Travel companion. 477 grams. 7mm thin. Fits in a bag in a way a laptop doesn’t. As a dedicated travel device for movies, reading, and light communication when you want something bigger than your phone but lighter than a laptop, it does the job completely.
The moment I’d tell you to spend more
There are two specific purchase decisions where I would actively steer someone away from the standard iPad toward the Air.
First: if you work in or near direct sunlight, or regularly use your tablet outdoors in bright conditions. The 500 nit ceiling is noticeably limiting outside. The iPad Air’s display handles sunlight meaningfully better.
Second: if writing is central to your intended use — journaling, drafting documents, longform notes. The non-laminated display with Apple Pencil has more perceptible lag than a laminated one, and for high-volume writing it’s the kind of friction that accumulates into real frustration. I know someone who bought the standard iPad for her graduate thesis writing, spent two months annoyed by the feel of the Pencil on screen, and upgraded to the Air. She’s happier. She’s also $250 poorer. Spend it the first time.

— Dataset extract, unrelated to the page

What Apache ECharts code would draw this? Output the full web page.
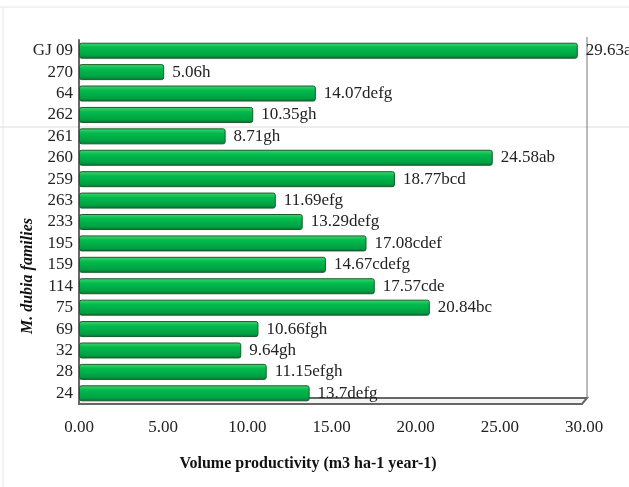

Everyone else: $349 is the right number.
The version to actually buy
Start at $349 for 128GB WiFi only, no cellular. You almost certainly don’t need cellular — your phone’s hotspot covers 95% of the situations where you’d want a connected iPad away from WiFi, at no additional monthly cost.
Spend the $20 extra within the education store if you’re a student or teacher — it gets you $40-50 off with the education discount.
Do not buy the 64GB version because there is no 64GB version this year, which is Apple finally making a sensible call. 128GB is the base. Start there. Most people won’t need more.
One accessory that’s actually worth it: a case with a built-in stand. The Magic Keyboard Folio is excellent and also costs nearly as much as the iPad itself, which is a sentence that should give you pause. A $35 third-party folio case from Amazon that props the iPad up at a viewing angle is 90% of the utility at 5% of the cost.
The iPad has existed for fifteen years and the core pitch hasn’t changed: it’s a large screen that runs apps, it goes anywhere, and it’s better than a phone for anything that benefits from more space. The 11th generation doesn’t reinvent this. It executes it cleanly, at a price that’s held flat while everything else has gotten more expensive, with enough internal performance to last another four years without breaking a sweat.
I still can’t tell you exactly what you’ll use it for. That part’s on you. But I can tell you that if you figure it out, you’ll be glad you have it.